About a mile from campus exists a small storeroom adjacent to a Catholic Church. The large, pantry-style space is filled to the brim with diapers, baby clothes, maternal health items and anything else a mom could need. The center, St. Phillip Neri Mommy Storeroom, opens its doors twice a week to local women to receive material and emotional support free of charge.
The storeroom is staffed by catholic sisters and sustained by assistance from lay volunteers, some of which are dedicated Fordham Respect for Life club members. The center’s atmosphere is quietly profound: women coming in to pick up items and converse with friends for support or a good laugh, their kids jumping up and down playing with toys, volunteers speaking in Spanish (or half-broken Spanish if I happen to be there) to quickly write down the mom’s requested items. People of all ages are organizing diapers, baby shoes and baby formula into a recycled Trader Joe’s bag to give to the women. With this vision of support before me, I can’t help but wonder why so many women are told that abortion is their only option.
I am pro-life because I am a feminist. Those two identities seem paradoxical in our current culture. Yet feminism with integrity demands support for the most vulnerable of women, if it aims to support any women at all.

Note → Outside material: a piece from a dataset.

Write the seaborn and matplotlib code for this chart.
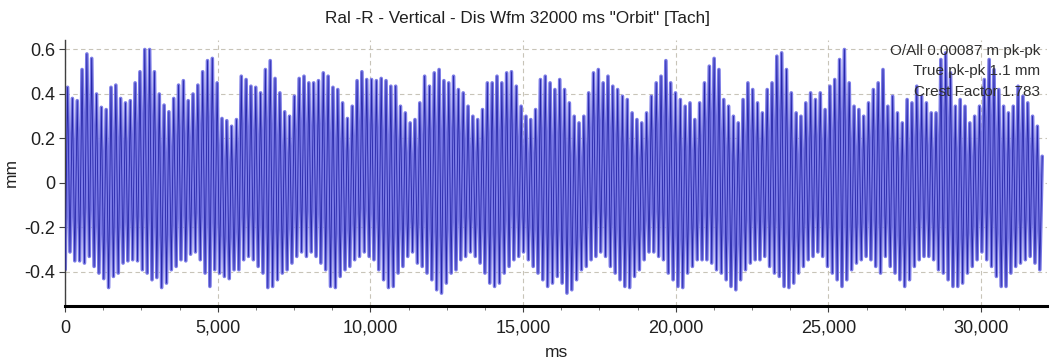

Pro-choice feminist narratives often overlook a more uncomfortable question: Why has abortion become so common in the first place? The reality of nearly 1.1 million abortions occurring in the United States in 2024 ought to prompt reflection, not just quiet acceptance. How do these staggeringly high numbers intersect with the lives of the women we pass on Fordham Road or even in our own classrooms? In what areas of society is our culture failing to treat women with the dignity they deserve, instead of shoving them into cycles of individual and systemic abuse?
Abortion, especially in its increasingly privatized form, places women at greater risk rather than protecting them. Chemical abortions now account for 54% of all abortions and are marketed as safe, reliable and empowering. This is a two-pill system that allows women to have an abortion from the safety of her home. Yet the lack of governmental regulation or medical oversight can lead women to navigate the process alone. Women are able to order these pills online, and can consume them far past the 10-week requirements. In situations of unequal power dynamics, such as abusive relationships or family pressure, this deregulation can be dangerous. A terrifying 11% of chemical abortions lead to sepsis, hemorrhaging or other serious conditions for the mother. Rather than offering genuine care, the system often abandons women at their most isolated and vulnerable moments.
Abortion also contributes to the systematic devaluation of women in our society. Big businesses ignore women’s authentic needs by offering to pay for their female employees’ abortions, as it is cheaper to send them to a Planned Parenthood than it is to provide them with extensive paid maternity leave and financial support for childcare. Corporations can justify abortion funding in terms of productivity, arguing that because women constitute over half the workforce, limiting pregnancy-related disruptions prevents costly employee turnover.
At the same time, the abortion industry itself is a multi-million-dollar business, with both leaders and employees emphasizing profit over care. Within these systems, abortion does not operate as liberation, but as a function of our highly consumerist and individualistic society.
While researching for this article, I was immediately directed to hundreds of websites giving me information on how to obtain an abortion. These pages prompted me to order the pills in advance, “just in case.” This rhetoric treats women like robots, implying that we act purely on reaction rather than reflection. What if women do not actually want an abortion?
These frameworks transport us back to pre first-wave feminism, a society in which women were not regarded as rational beings capable of serious deliberation. By presenting abortion as the automatic response to an unwanted pregnancy, our culture subordinates women and their capacity for judgment.
Zoe Najmy, FCRH ’26, and Grace Baur, FCRH ’29, shared their pro-woman experiences with me at the March for Life and Cardinal O’Connor Conference in Washington, D.C., this past weekend.
“If we continue to tell women they are not ‘ready’ or ‘worthy’ or in a ‘good position’ for a child, we are dismissing what women are capable of,” Najmy said. “We are robbing women of their true choice as these narratives are fed to them. I believe that we must rise up and defend life as well as appreciate and value motherhood.”
Baur emphasized Najmy’s stance by saying that opposing abortion “is a true women’s rights issue.” With authentic support, women are not considered in a vacuum, but looked at as a whole person with inviolable dignity.
Abigail Adams, FCRH ‘26, is a philosophy major from Alexandria, Virginia.